The organizational change results are categorized based on Davenport’s (1993) definition of enabler IT.

• Automation Impacts: Eliminated human labor from administrative processes

o Eliminated manual data collection processes such as statistics preparation, official notification and confirmation manual tasks
o Eliminated manual paper based communication circulation
o Eliminated administrative units under each section and had a central administrative unit with fewer employees (25 employees to 10 employees)

• Informational Impacts: Collected, controlled and enabled access to information

o Collected process and product information first time
o Enabled online access to all process and product information

• Sequential Impacts: Changed sequence of the workflow

• Tracking and Control Impacts: Enabled monitor and control of processes and products

• Analytical Impacts: Collecting information on workload at individual, unit and organizational level provided decision support for resource allocation.

• Geographical Impacts: Enabled information sharing between units and regional laboratories.

• Integrative Impacts: Integrated processes between functional units based on established standards.

• Disintermediation: Eliminated roles tied to eliminated processes and tasks.


Change is inevitable for all organizations. If a private organization cannot stay competitive by renewing itself, it will simply go out of business. If a government organization cannot offer public service in certain quality, it may still survive for a long period of time, but society suffers from the organization’s mistakes. Recent initiatives in public management are questioning the effective use of public funds and proposing better allocation of funds based on organizational performance. Public financial management and control law numbered 5018 can be seen as part of this movement in Turkey. Making changes in government organizations is not easy and critical success factors listed in this study should be addressed effectively. We explored these factors based on a comparatively successful LIAS case. This case also contributes the relevant literature in addressing political, economic, social, and cultural developing country characteristics which are fundamentally different than developed countries (Guclu, 2011, p. 67).

As a workflow management system LIAS was used to enable organizational change and achieved some degree of success. The organization initially had problems common to other government agencies such as no clear definition of mission, vision, strategic goals, and standards, unclear and conflicting roles and responsibilities, no performance measurement, retention rate, and disturbed but somewhat satisfied employee body. But the organization had some distinct strength; its management structure was isolated from instabilities in political arena of the country, it had a scientific nature, good reputation and strong budget. It was challenging to motivate managers and employees to address the problems by making dramatic changes in the organization under these conditions.

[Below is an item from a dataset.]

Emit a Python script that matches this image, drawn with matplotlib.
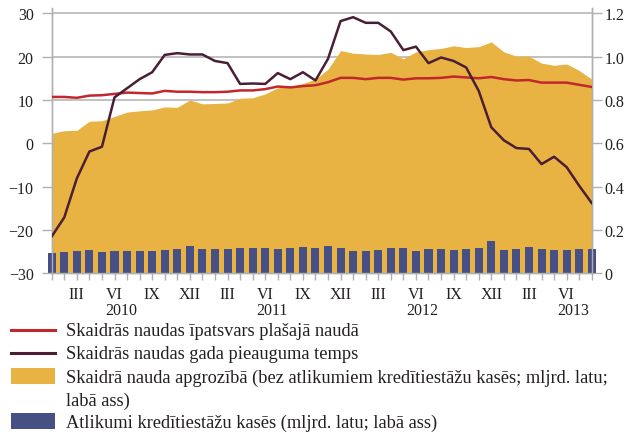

Our analysis of the change imitative resulted with several critical success factors. The most important success factor was the change in business landscape. Changing laws and regulations, increasing competition coming from other government agencies, increasing information technology use in government organizations, quality initiatives becoming fad among government managers, and changes in the international forensic arena were important forces in the business landscape. Having qualified enthusiastic employees ready for making changes in the organization was an important trigger in the change initiatives. These employees formed a coherent project group to push organizational change based on project management practices. Top management was always supportive of change, but they did not always take the leadership of change by making critical organization wide decisions. The change initiative should give motivating reasons to top management to become one of the leaders of change and share the organizational change results with their managers, politicians and public. Strong budget helped the organization to get necessary resources including the expertise on change management and system development. All these factors helped the organization to implement a complicated workflow system perceived as the best in the world in its field. But organization failed to make radical changes in its organizational structure due to two major factors: inability to change laws and regulations and inability to change its employee body. Although the system was successfully improved many processes by eliminating tasks and corresponding positions, organizational structure stayed same. At this point, top management couldn’t push for a change in laws and regulations to have a new organization structure. Employee body was another obstacle to reach its vision of becoming one of the bests in the world. Top management did not have necessary tools such as providing bonuses for success to motivate employees. The management failed to implement an effective reward and punishment mechanism within the available tools.

IT enabled organizational change enabled organization to eliminate human labor from administrative processes, collect, control and access information, change sequence of the workflow, monitor and control processes and products, provide information for managerial decision making, share information between units and other organizations, integrate processes between functional units, and eliminate roles tied to redundant processes and tasks.